WHAT TO WORK ON
Return each line of the listing that contains the string "this".

RECORDS SHOWN
◆ ◆ ◆
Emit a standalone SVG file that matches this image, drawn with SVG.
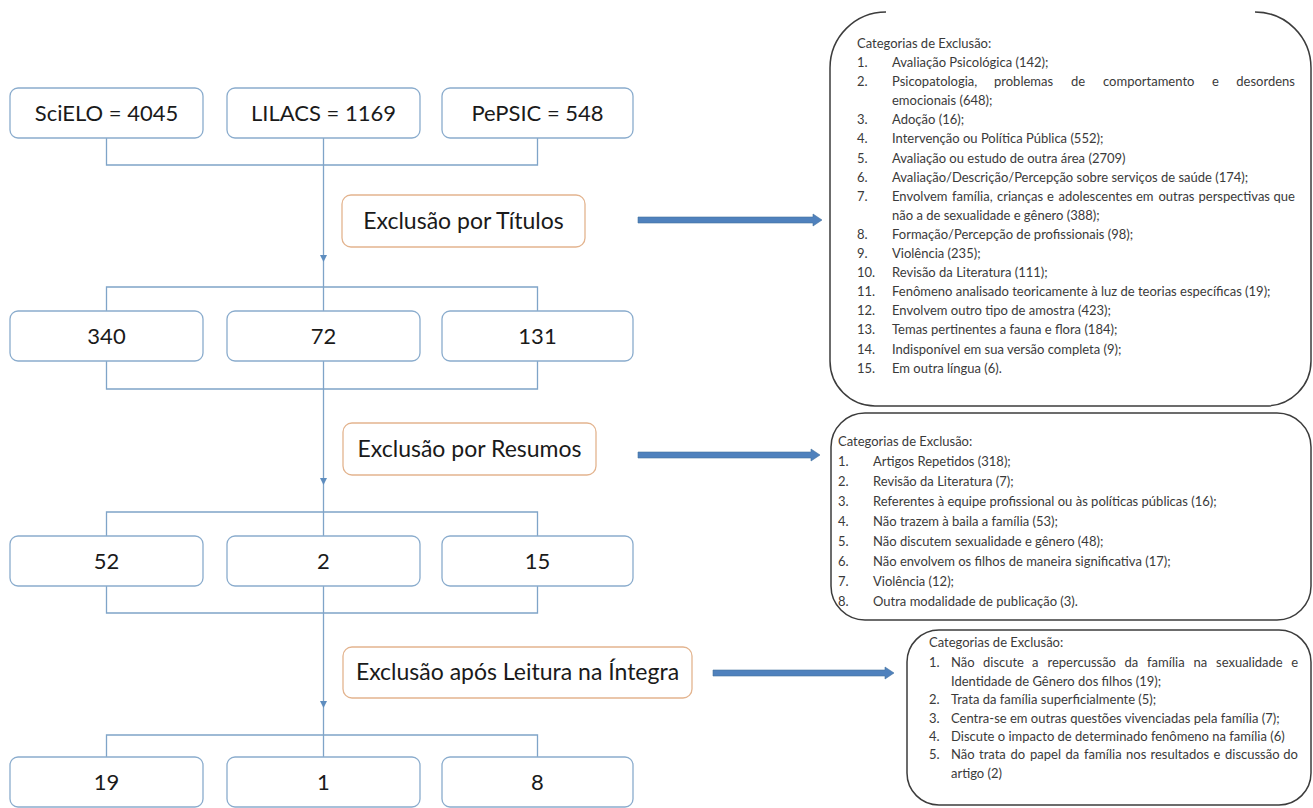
<svg xmlns="http://www.w3.org/2000/svg" width="1313" height="808" viewBox="0 0 1313 808">
<style>
.bg{fill:#ffffff}
.src{fill:#ffffff;stroke:#8aaccd;stroke-width:1.3}
.exc{fill:#ffffff;stroke:#e3b48f;stroke-width:1.3}
.cat{fill:none;stroke:#3c3c3c;stroke-width:1.5}
.lbl{font-family:Lato,"Liberation Sans",sans-serif;font-size:22px;fill:#1a1a1a;text-anchor:middle}
.elbl{font-family:Lato,"Liberation Sans",sans-serif;font-size:23px;fill:#1a1a1a;text-anchor:middle}
.t{font-family:Lato,"Liberation Sans",sans-serif;font-size:13px;fill:#3a3a3a}
.e{text-anchor:end}
.con{fill:none;stroke:#7fa4c8;stroke-width:1.3}
.ah{fill:#5e8dbf}
.arr{fill:#4f81bd;stroke:#44729f;stroke-width:0.6}
</style>
<rect class="bg" x="0" y="0" width="1313" height="808"/>

<g id="connectors">
  <path class="con" d="M106.5 138 V165 H537.5 V138"/>
  <path class="con" d="M323.5 138 V311"/>
  <path class="con" d="M106.5 311 V287 H537.5 V311"/>
  <polygon class="ah" points="320,255 327,255 323.5,262"/>
  <path class="con" d="M106.5 361 V389 H537.5 V361"/>
  <path class="con" d="M323.5 361 V536"/>
  <path class="con" d="M106.5 536 V512 H537.5 V536"/>
  <polygon class="ah" points="320,478 327,478 323.5,485"/>
  <path class="con" d="M106.5 586 V613 H537.5 V586"/>
  <path class="con" d="M323.5 586 V757"/>
  <path class="con" d="M106.5 757 V735 H537.5 V757"/>
  <polygon class="ah" points="320,701 327,701 323.5,708"/>
  <polygon class="arr" points="638,217 813,217 813,214 822,220 813,226 813,223 638,223"/>
  <polygon class="arr" points="638,452 811,452 811,449 820,455 811,461 811,458 638,458"/>
  <polygon class="arr" points="713,670 885,670 885,667 894,673 885,679 885,676 713,676"/>
</g>

<g id="scielo"><rect class="src" x="10" y="88" width="193" height="50" rx="8"/><text class="lbl" x="106.5" y="121">SciELO = 4045</text></g>
<g id="lilacs"><rect class="src" x="227" y="88" width="193" height="50" rx="8"/><text class="lbl" x="323.5" y="121">LILACS = 1169</text></g>
<g id="pepsic"><rect class="src" x="442" y="88" width="191" height="50" rx="8"/><text class="lbl" x="537.5" y="121">PePSIC = 548</text></g>

<g id="excl-titulos"><rect class="exc" x="342" y="195" width="243" height="52" rx="9"/><text class="elbl" x="463.5" y="229">Exclusão por Títulos</text></g>

<g id="r2-scielo"><rect class="src" x="10" y="311" width="193" height="50" rx="8"/><text class="lbl" x="106.5" y="344">340</text></g>
<g id="r2-lilacs"><rect class="src" x="227" y="311" width="193" height="50" rx="8"/><text class="lbl" x="323.5" y="344">72</text></g>
<g id="r2-pepsic"><rect class="src" x="442" y="311" width="191" height="50" rx="8"/><text class="lbl" x="537.5" y="344">131</text></g>

<g id="excl-resumos"><rect class="exc" x="343" y="423" width="253" height="52" rx="9"/><text class="elbl" x="469.5" y="457">Exclusão por Resumos</text></g>

<g id="r3-scielo"><rect class="src" x="10" y="536" width="193" height="50" rx="8"/><text class="lbl" x="106.5" y="569">52</text></g>
<g id="r3-lilacs"><rect class="src" x="227" y="536" width="193" height="50" rx="8"/><text class="lbl" x="323.5" y="569">2</text></g>
<g id="r3-pepsic"><rect class="src" x="442" y="536" width="191" height="50" rx="8"/><text class="lbl" x="537.5" y="569">15</text></g>

<g id="excl-integra"><rect class="exc" x="343" y="647" width="349" height="51" rx="9"/><text class="elbl" x="517.5" y="680">Exclusão após Leitura na Íntegra</text></g>

<g id="r4-scielo"><rect class="src" x="10" y="757" width="193" height="50" rx="8"/><text class="lbl" x="106.5" y="790">19</text></g>
<g id="r4-lilacs"><rect class="src" x="227" y="757" width="193" height="50" rx="8"/><text class="lbl" x="323.5" y="790">1</text></g>
<g id="r4-pepsic"><rect class="src" x="442" y="757" width="191" height="50" rx="8"/><text class="lbl" x="537.5" y="790">8</text></g>

<g id="cat-titulos">
  <path class="cat" d="M886 12 A56 56 0 0 0 830 68 V361 A45 45 0 0 0 875 406 H1266 A45 45 0 0 0 1311 361 V68 A56 56 0 0 0 1255 12"/>
  <text class="t" x="857" y="48">Categorias de Exclusão:</text>
  <text class="t" x="857" y="67">1.</text><text class="t" x="892" y="67">Avaliação Psicológica (142);</text>
  <text class="t" x="857" y="86">2.</text>
  <text class="t" y="86"><tspan x="892">Psicopatologia,</tspan><tspan x="994">problemas</tspan><tspan x="1071">de</tspan><tspan x="1103">comportamento</tspan><tspan x="1212">e</tspan></text>
  <text class="t e" x="1295" y="86">desordens</text>
  <text class="t" x="892" y="105">emocionais (648);</text>
  <text class="t" x="857" y="124">3.</text><text class="t" x="892" y="124">Adoção (16);</text>
  <text class="t" x="857" y="143">4.</text><text class="t" x="892" y="143">Intervenção ou Política Pública (552);</text>
  <text class="t" x="857" y="163">5.</text><text class="t" x="892" y="163">Avaliação ou estudo de outra área (2709)</text>
  <text class="t" x="857" y="182">6.</text><text class="t" x="892" y="182">Avaliação/Descrição/Percepção sobre serviços de saúde (174);</text>
  <text class="t" x="857" y="201">7.</text>
  <text class="t" y="201"><tspan x="892">Envolvem</tspan><tspan x="952">família,</tspan><tspan x="997">crianças</tspan><tspan x="1047">e</tspan><tspan x="1058.5">adolescentes</tspan><tspan x="1136">em</tspan><tspan x="1158.5">outras</tspan><tspan x="1198.5">perspectivas</tspan></text>
  <text class="t e" x="1295" y="201">que</text>
  <text class="t" x="892" y="220">não a de sexualidade e gênero (388);</text>
  <text class="t" x="857" y="239">8.</text><text class="t" x="892" y="239">Formação/Percepção de profissionais (98);</text>
  <text class="t" x="857" y="258">9.</text><text class="t" x="892" y="258">Violência (235);</text>
  <text class="t" x="857" y="277">10.</text><text class="t" x="892" y="277">Revisão da Literatura (111);</text>
  <text class="t" x="857" y="296">11.</text><text class="t" x="892" y="296">Fenômeno analisado teoricamente à luz de teorias específicas (19);</text>
  <text class="t" x="857" y="315">12.</text><text class="t" x="892" y="315">Envolvem outro tipo de amostra (423);</text>
  <text class="t" x="857" y="334">13.</text><text class="t" x="892" y="334">Temas pertinentes a fauna e flora (184);</text>
  <text class="t" x="857" y="354">14.</text><text class="t" x="892" y="354">Indisponível em sua versão completa (9);</text>
  <text class="t" x="857" y="373">15.</text><text class="t" x="892" y="373">Em outra língua (6).</text>
</g>

<g id="cat-resumos">
  <rect class="cat" x="831" y="413" width="480" height="207" rx="34"/>
  <text class="t" x="838" y="446">Categorias de Exclusão:</text>
  <text class="t" x="838" y="466">1.</text><text class="t" x="873" y="466">Artigos Repetidos (318);</text>
  <text class="t" x="838" y="486">2.</text><text class="t" x="873" y="486">Revisão da Literatura (7);</text>
  <text class="t" x="838" y="506">3.</text><text class="t" x="873" y="506">Referentes à equipe profissional ou às políticas públicas (16);</text>
  <text class="t" x="838" y="526">4.</text><text class="t" x="873" y="526">Não trazem à baila a família (53);</text>
  <text class="t" x="838" y="546">5.</text><text class="t" x="873" y="546">Não discutem sexualidade e gênero (48);</text>
  <text class="t" x="838" y="566">6.</text><text class="t" x="873" y="566">Não envolvem os filhos de maneira significativa (17);</text>
  <text class="t" x="838" y="586">7.</text><text class="t" x="873" y="586">Violência (12);</text>
  <text class="t" x="838" y="606">8.</text><text class="t" x="873" y="606">Outra modalidade de publicação (3).</text>
</g>

<g id="cat-integra">
  <rect class="cat" x="907" y="630" width="404" height="175" rx="32"/>
  <text class="t" x="929" y="647">Categorias de Exclusão:</text>
  <text class="t" x="929" y="667">1.</text>
  <text class="t" y="667"><tspan x="951">Não</tspan><tspan x="983">discute</tspan><tspan x="1032">a</tspan><tspan x="1047.5">repercussão</tspan><tspan x="1124.5">da</tspan><tspan x="1147">família</tspan><tspan x="1193.5">na</tspan><tspan x="1216">sexualidade</tspan></text>
  <text class="t e" x="1298" y="667">e</text>
  <text class="t" x="951" y="686">Identidade de Gênero dos filhos (19);</text>
  <text class="t" x="929" y="704">2.</text><text class="t" x="951" y="704">Trata da família superficialmente (5);</text>
  <text class="t" x="929" y="723">3.</text><text class="t" x="951" y="723">Centra-se em outras questões vivenciadas pela família (7);</text>
  <text class="t" x="929" y="741">4.</text><text class="t" x="951" y="741">Discute o impacto de determinado fenômeno na família (6)</text>
  <text class="t" x="929" y="759">5.</text>
  <text class="t" y="759"><tspan x="951">Não</tspan><tspan x="979">trata</tspan><tspan x="1010.5">do</tspan><tspan x="1030">papel</tspan><tspan x="1065.5">da</tspan><tspan x="1084">família</tspan><tspan x="1126">nos</tspan><tspan x="1150.5">resultados</tspan><tspan x="1213.5">e</tspan><tspan x="1225">discussão</tspan></text>
  <text class="t e" x="1298" y="759">do</text>
  <text class="t" x="951" y="778">artigo (2)</text>
</g>
</svg>
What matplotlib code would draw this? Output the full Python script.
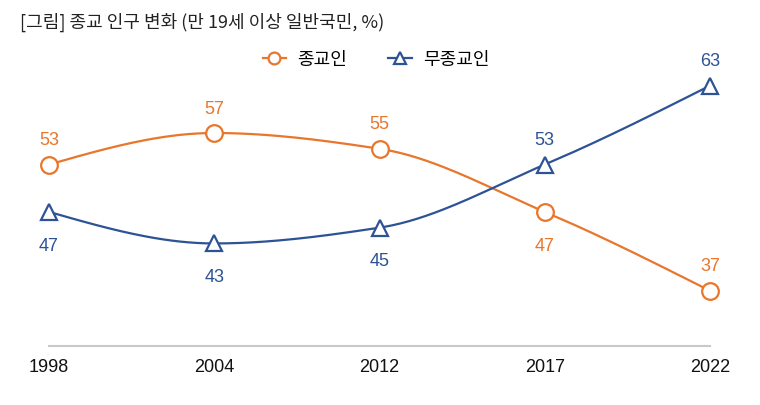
import numpy as np
import matplotlib
matplotlib.use('Agg')
import matplotlib.pyplot as plt
from matplotlib.lines import Line2D

plt.rcParams['font.family'] = ['Noto Sans CJK KR', 'DejaVu Sans']

years = ['1998', '2004', '2012', '2017', '2022']
religious = [53, 57, 55, 47, 37]
non_religious = [47, 43, 45, 53, 63]
religious_pos = ['above', 'above', 'above', 'below', 'above']
non_religious_pos = ['below', 'below', 'below', 'above', 'above']

orange = '#E8762C'
blue = '#2D5395'


def monotone(y, n=40):
    # monotone cubic (d3 curveMonotoneX style) between equally spaced points
    y = np.asarray(y, float)
    x = np.arange(len(y), dtype=float)
    d = np.diff(y)
    m = np.zeros(len(y))
    for i in range(1, len(y) - 1):
        if d[i - 1] * d[i] > 0:
            m[i] = 2 / (1 / d[i - 1] + 1 / d[i])
    m[0] = (3 * d[0] - m[1]) / 2
    m[-1] = (3 * d[-1] - m[-2]) / 2
    xs, ys = [], []
    for i in range(len(y) - 1):
        t = np.linspace(0, 1, n)
        h00 = 2 * t**3 - 3 * t**2 + 1
        h10 = t**3 - 2 * t**2 + t
        h01 = -2 * t**3 + 3 * t**2
        h11 = t**3 - t**2
        xs.append(x[i] + t)
        ys.append(h00 * y[i] + h10 * m[i] + h01 * y[i + 1] + h11 * m[i + 1])
    return np.concatenate(xs), np.concatenate(ys)


fig = plt.figure(figsize=(7.6, 4.06), dpi=100)
ax = fig.add_axes([49 / 760, (406 - 347) / 406, (710 - 49) / 760, (347 - 63) / 406])

x = np.arange(len(years))
for vals, col, mk, pos in [(religious, orange, 'o', religious_pos),
                           (non_religious, blue, '^', non_religious_pos)]:
    sx, sy = monotone(vals)
    ax.plot(sx, sy, color=col, lw=1.6, clip_on=False, zorder=2)
    ax.plot(x, vals, linestyle='none', marker=mk, ms=12,
            mfc='white', mec=col, mew=1.6, clip_on=False, zorder=3)
    for xi, v, p in zip(x, vals, pos):
        off = 18 if p == 'above' else -24
        ax.annotate(str(v), (xi, v), xytext=(0, off), textcoords='offset points',
                    ha='center', va='center', color=col, fontsize=13,
                    family=['Liberation Sans', 'DejaVu Sans'])

ax.set_xlim(0, 4)
ax.set_ylim(30, 66)
for s in ['top', 'right', 'left']:
    ax.spines[s].set_visible(False)
ax.spines['bottom'].set_color('#C8C8C8')
ax.spines['bottom'].set_linewidth(1.5)
ax.set_yticks([])
ax.set_xticks(x)
ax.set_xticklabels(years, fontsize=13, color='#111111',
                   family=['Liberation Sans Narrow', 'Liberation Sans', 'DejaVu Sans'])
ax.tick_params(axis='x', length=0, pad=9)

fig.text(20 / 760, 1 - 22 / 406, '[그림] 종교 인구 변화 (만 19세 이상 일반국민, %)',
         fontsize=13, color='#222222', va='center', ha='left')

handles = [Line2D([], [], color=orange, marker='o', mfc='white', mec=orange, ms=8.5, mew=1.6, lw=1.6),
           Line2D([], [], color=blue, marker='^', mfc='white', mec=blue, ms=8.5, mew=1.6, lw=1.6)]
fig.legend(handles, ['종교인', '무종교인'], loc='center', bbox_to_anchor=(376 / 760, 1 - 60 / 406),
           ncol=2, frameon=False, fontsize=13, handlelength=1.3, columnspacing=2.3,
           handletextpad=0.6)

fig.savefig('out.png', dpi=100, facecolor='white')
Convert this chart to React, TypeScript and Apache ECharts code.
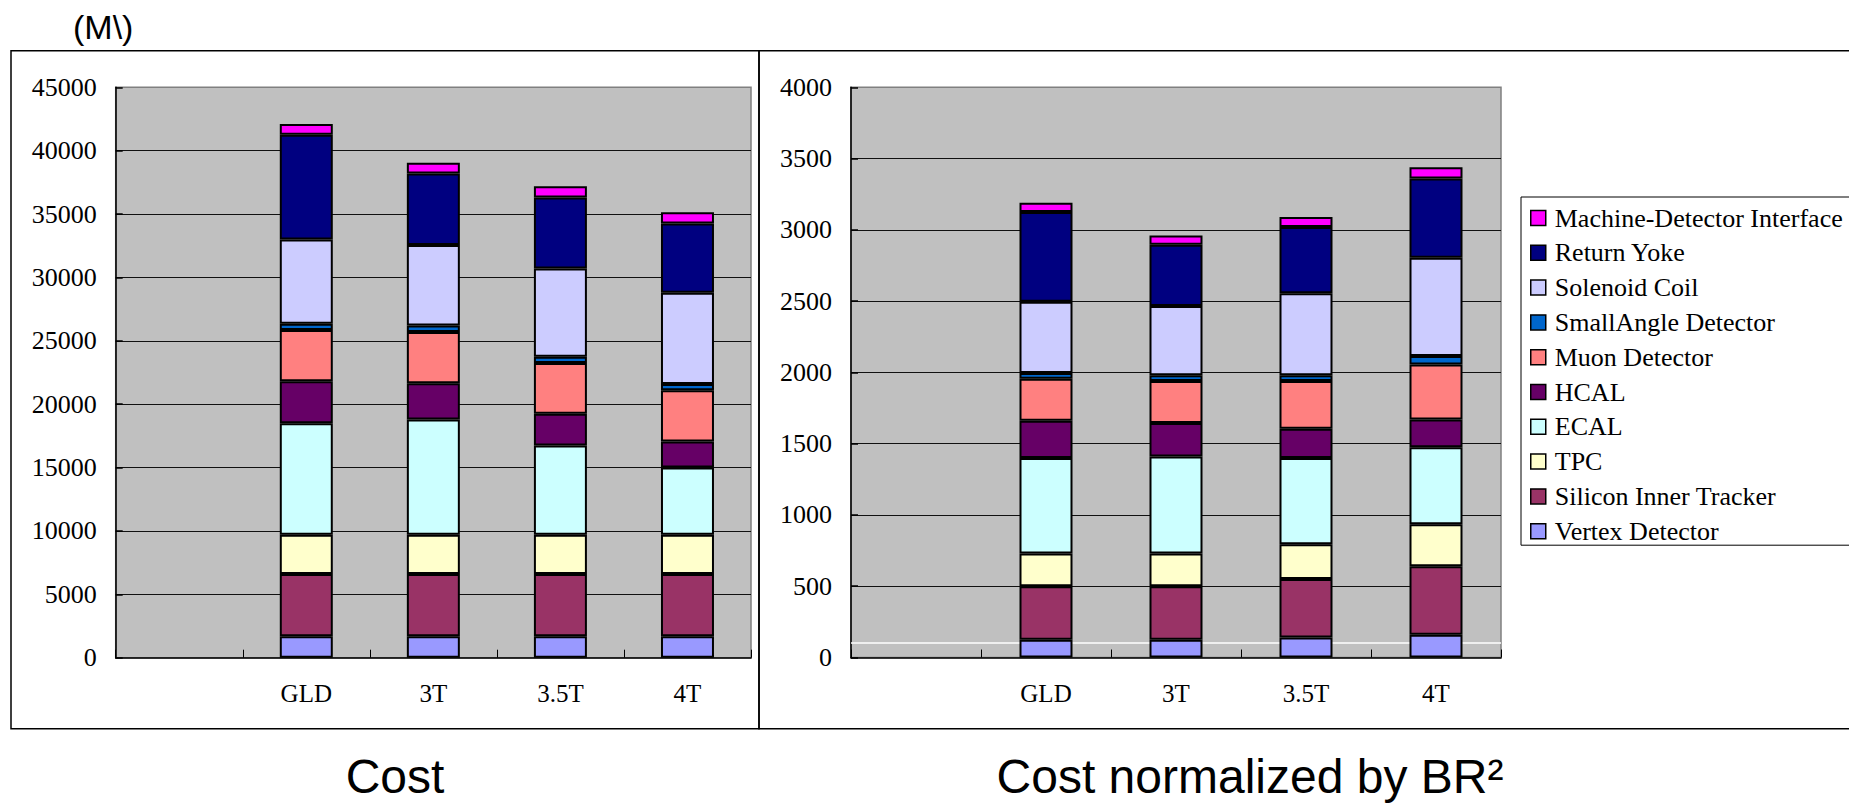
◆ ◆ ◆
WRITTEN REPLY
Emit a standalone SVG file that matches this image, drawn with SVG.
What matplotlib code would draw this? Output the full Python script.
Convert this chart to React, TypeScript and Apache ECharts code.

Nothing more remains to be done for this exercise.